Lower courts have been less dismissive. In a 2012 Supreme Court, Appellate Division, ruling in the Greenberg and Smith action, Judge Catterson dissented from the majority’s reasoned conclusion on preemption. People v. Greenberg, 95 A.D.3d 474 (First Dep’t 2012). Judge Catterson wrote, “Congress has determined that efficient securities markets require a uniform national standard governing liability for private class actions.” Id. at 490. New York’s pursuit of “a lawsuit for the benefit of private parties” (i.e., AIG shareholders), ibid, conflicted with several federal laws that establish uniform securities class-action rules, including the Private Securities Litigation Reform Act of 1995 (PSLRA) and the Securities Litigation Uniform Standards Act of 1998 (SLUSA). Judge Catterson emphasized that the Martin Act’s strict-liability regime for establishing a violation directly conflicted with the 1995 and 1998 laws, which require proof of scienter and reliance. Id. at 491. Before the Court of Appeals had the opportunity to weigh in on preemption, then-Attorney General Andrew Cuomo dropped the damages claim, rendering appeal of the 2012 Appellate Division opinion moot.

New York’s high court missed another opportunity to fully address the preemption argument this year in Greenberg. The state essentially admitted in its brief that its pursuit of disgorgement from Greenberg and Smith was a thinly veiled damages claim. The rationale Judge Catterson offered in 2012 as to why PSLRA and SLUSA preempted the Martin Act damages claims thus applies equally to disgorgement. The state’s injunction requests also conflicted directly with the federal government’s regulation of securities. SEC investigated the actions of Greenberg and Smith, and it entered an agreement with the defendants under which Smith served a three-year ban on holding director or officer positions. The Commission declined to impose the lifetime, nationwide ban New York is seeking on either defendant. The New York Court of Appeals, by allowing the state to second-guess the SEC, directly undermined the uniformity Congress sought when crafting federal securities laws.

The latest Greenberg opinion makes it that much more unlikely that Martin Act federal preemption arguments will receive fair consideration in New York courts.
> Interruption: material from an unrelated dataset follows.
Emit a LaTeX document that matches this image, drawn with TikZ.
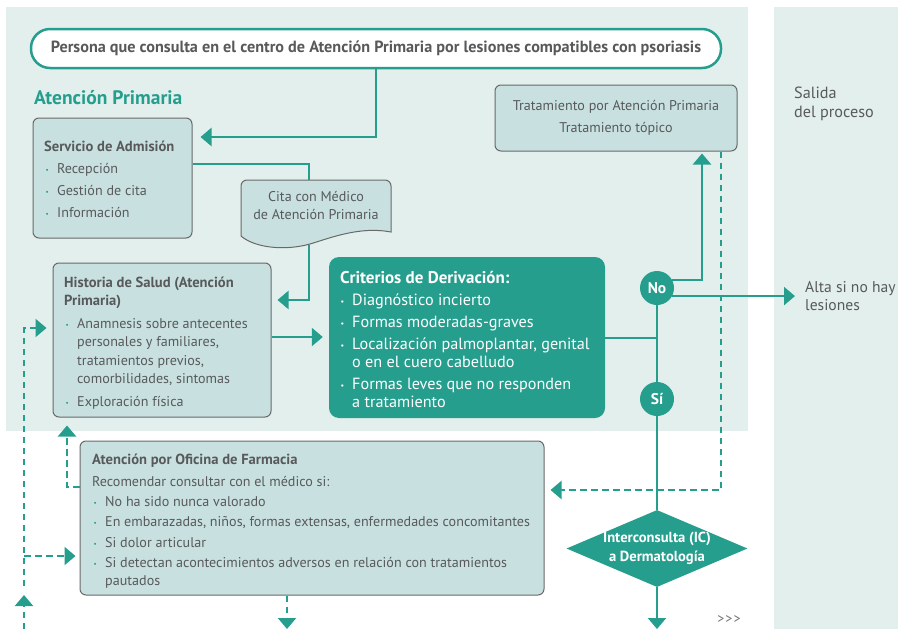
\documentclass[tikz,border=0pt]{standalone}
\usepackage{fontspec}
\setmainfont{PT Sans}
\usetikzlibrary{arrows.meta,shapes.geometric,calc}
\definecolor{teal1}{RGB}{38,158,142}
\definecolor{panel}{RGB}{226,239,236}
\definecolor{boxfill}{RGB}{200,225,224}
\definecolor{boxline}{RGB}{105,105,105}
\definecolor{txt}{RGB}{88,89,91}
\newcommand\bul[1][teal1]{\makebox[13pt][l]{\hspace*{1.5pt}\textcolor{#1}{\raisebox{1pt}{\fontsize{7}{7}\selectfont\textbullet}}}}
\newcommand\wbul{\makebox[12pt][l]{\hspace*{0.5pt}\textcolor{white}{\raisebox{1pt}{\fontsize{8}{8}\selectfont\textbullet}}}}
\newcommand\ind{\hspace*{13pt}}
\newcommand\wind{\hspace*{12pt}}
\newcommand\ttl[1]{{\bfseries\fontsize{14.6}{14.6}\selectfont #1}}
\begin{document}
\begin{tikzpicture}[x=1pt,y=-1pt,
  line/.style={draw=teal1, line width=2.4pt},
  arr/.style={line, -{Triangle[length=11pt,width=18pt]}},
  dline/.style={line, line width=2.2pt, dash pattern=on 6.5pt off 4.5pt},
  darr/.style={dline, -{Triangle[length=11pt,width=18pt]}},
  box/.style={draw=boxline, fill=boxfill, line width=1pt, rounded corners=6pt, inner sep=0pt},
  tx/.style={inner sep=0pt, text=txt, anchor=base west},
  wt/.style={inner sep=0pt, text=white, anchor=base west},
]
\useasboundingbox (0,0) rectangle (900,629);
% panels
\fill[panel] (6,7) rectangle (748,431);
\fill[panel] (774,7) rectangle (898,629);

% top pill
\node[draw=teal1, line width=2.5pt, fill=white, rounded corners=19pt, minimum width=690pt, minimum height=39pt, inner sep=0pt,
  text=txt, font=\bfseries\fontsize{16.2}{19}\selectfont] (pers) at (376,48.5)
  {Persona que consulta en el centro de Atención Primaria por lesiones compatibles con psoriasis};

\node[tx, text=teal1, font=\bfseries\fontsize{19.5}{22}\selectfont] (aph) at (34,104) {Atención Primaria};

% Servicio de Admision
\node[box, minimum width=159pt, minimum height=120pt] (adm) at (112.5,178) {};
\node[tx] (admtxt) at (44,151) {\parbox[t]{150pt}{\fontsize{14.1}{22}\selectfont\raggedright
  \ttl{Servicio de Admisión}\\
  \bul Recepción\\
  \bul Gestión de cita\\
  \bul Información}};

% Cita document
\fill[boxfill] (241,236) [rounded corners=6pt]-- (241,180) -- (391,180) [sharp corners]-- (391,232)
  .. controls (360,226) and (330,238) .. (310,244) .. controls (285,251) and (255,248) .. (241,236) -- cycle;
\draw[boxline, line width=1pt] (241,236) [rounded corners=6pt]-- (241,180) -- (391,180) [sharp corners]-- (391,232)
  .. controls (360,226) and (330,238) .. (310,244) .. controls (285,251) and (255,248) .. (241,236) -- cycle;
\node[inner sep=0pt, text=txt, align=center, font=\fontsize{14.1}{18}\selectfont] (cita) at (316,206)
  {Cita con Médico\\de Atención Primaria};
\coordinate (citain) at (309,180);
\coordinate (citaout) at (309,245);

% Historia de Salud
\node[box, minimum width=218pt, minimum height=154pt] (hist) at (162,340) {};
\node[tx] (histtxt) at (64,287) {\parbox[t]{205pt}{\fontsize{14.1}{18.5}\selectfont\raggedright
  \ttl{Historia de Salud (Atención}\\
  \ttl{Primaria)}\\[4pt]
  \bul Anamnesis sobre antecentes\\
  \ind personales y familiares,\\
  \ind tratamientos previos,\\
  \ind comorbilidades, sintomas\\[4pt]
  \bul Exploración física}};

% Criterios
\node[fill=teal1, rounded corners=10pt, minimum width=276pt, minimum height=161pt, inner sep=0pt] (crit) at (467,337.5) {};
\node[wt] (crittxt) at (340,283) {\parbox[t]{262pt}{\fontsize{16.2}{18}\selectfont\raggedright
  {\bfseries\fontsize{17}{18}\selectfont Criterios de Derivación:}\\[4pt]
  \wbul Diagnóstico incierto\\[4pt]
  \wbul Formas moderadas-graves\\[4pt]
  \wbul Localización palmoplantar, genital\\
  \wind o en el cuero cabelludo\\[4pt]
  \wbul Formas leves que no responden\\
  \wind a tratamiento}};

% Tratamiento
\node[box, minimum width=242pt, minimum height=66pt, text=txt, align=center, font=\fontsize{14.1}{22}\selectfont] (trat) at (616,118)
  {Tratamiento por Atención Primaria\\Tratamiento tópico};

% Farmacia
\node[box, minimum width=464pt, minimum height=154pt] (farm) at (312,518) {};
\node[tx] (farmtxt) at (92,464) {\parbox[t]{445pt}{\fontsize{14.1}{18}\selectfont\raggedright
  \ttl{Atención por Oficina de Farmacia}\\[4pt]
  Recomendar consultar con el médico si:\\[2pt]
  \bul No ha sido nunca valorado\\[2pt]
  \bul En embarazadas, niños, formas extensas, enfermedades concomitantes\\[3pt]
  \bul Si dolor articular\\[2pt]
  \bul Si detectan acontecimientos adversos en relación con tratamientos\\
  \ind pautados}};

% decision circles
\node[circle, fill=teal1, minimum size=34pt, inner sep=0pt, text=white, font=\bfseries\fontsize{15.5}{15.5}\selectfont] (no) at (657,288) {No};
\node[circle, fill=teal1, minimum size=34pt, inner sep=0pt, text=white, font=\bfseries\fontsize{15.5}{15.5}\selectfont] (si) at (657,399) {Sí};

% diamond
\node[diamond, fill=teal1, minimum width=181pt, minimum height=77pt, inner sep=0pt] (ic) at (657,548.5) {};
\node[inner sep=0pt, text=white, align=center, font=\bfseries\fontsize{14.6}{19}\selectfont] (ictxt) at (657,548.5)
  {Interconsulta (IC)\\a Dermatología};

% right side texts
\node[tx, font=\fontsize{15.6}{18}\selectfont] (alta) at (805,292) {\parbox[t]{92pt}{\raggedright Alta si no hay\\lesiones}};
\node[tx, font=\fontsize{16.2}{19}\selectfont] (salida) at (794,98) {\parbox[t]{100pt}{\raggedright Salida\\del proceso}};
\node[text=txt!85, inner sep=0pt, font=\fontsize{14}{14}\selectfont] (more) at (729,620) {>\kern1pt>\kern1pt>};

% connectors
\draw[arr, shorten >=8pt] (pers.south -| 376,0) |- (adm.east |- 0,137);
\draw[line] (adm.east |- 0,164) -| (citain);
\draw[arr, shorten >=6pt] (citaout) |- (hist.east |- 0,300);
\draw[arr, shorten >=6pt] (hist.east |- 0,337) -- (crit.west |- 0,337);
\coordinate (jn) at (657,338);
\draw[line] (crit.east |- jn) -- (jn);
\draw[line] (no) -- (si);
\draw[line] (si) -- (ic.north);
\draw[arr, shorten >=2pt] (no.28) -| (trat.south -| 702,0);
\draw[arr, shorten >=10pt] (no.-28) -- (alta.west |- no.-28);
\coordinate (icb) at (657,629);
\draw[arr] (ic.south) -- (icb);

% dashed connectors
\draw[darr, shorten >=6pt] (trat.south -| 721,0) |- (farm.east |- 0,490);
\draw[darr, shorten >=8pt] (farm.west |- 0,487) -| (hist.south -| 67,0);
\coordinate (lb) at (24,629);
\coordinate (lj) at (24,586);
\draw[darr, shorten >=9pt] (lb) -- (lj);
\draw[darr, shorten >=6pt] (lj) |- (hist.west |- 0,328);
\draw[darr, shorten >=4pt] (lj |- 0,556) -- (farm.west |- 0,556);
\coordinate (fb) at (287,629);
\draw[darr] (farm.south -| fb) -- (fb);
\end{tikzpicture}
\end{document}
Enforcement targets, however, might consider an intriguing alternative approach arising out of a recent US Supreme Court case. In Gobeille v. Liberty Mutual Insurance Co., 136 S. Ct. 936 (2016), the Court held that the federal Employee Retirement Income Security Act (ERISA) preempted Vermont’s statute and regulation requiring that all health insurers file health care payments reports with the state. Most relevant for Martin Act targets, after receiving a subpoena from Vermont, the Respondent immediately sought a judicial declaration that ERISA preempts the state reporting mandate. In responding to Vermont’s argument that Liberty Mutual could not seek declaratory relief, Justice Kennedy responded, “A plan need not wait to bring a pre-emption claim until confronted with numerous inconsistent obligations and encumbered with any ensuing costs.” Id. at 945.

Justice Kennedy’s rationale applies equally to any individual or entity accused of running afoul of the Martin Act. The law’s enforcement targets face an extremely burdensome discovery process as well as the public-shaming campaign that now routinely accompanies Martin Act cases. Thus, Martin Act defendants would be wise to consider seeking a federal judicial declaration at the outset of litigation that federal securities laws and regulations preempt the Act.


  1. New York General Business Law, Art. 23-A, §§ 352-353.
  2. See Robert A. McTamaney, NY State Attorney General’s Aggressive Use of Martin Act Revives Federal Preemption Objection, WLF Legal Op. Ltr., Feb. 12, 2016; Prof. Philip Hamburger, Civil Subpoenas Unilaterally Issued by State Attorneys-General Are Constitutionally Suspect, WLF Legal Op. Ltr., Feb. 12, 2016.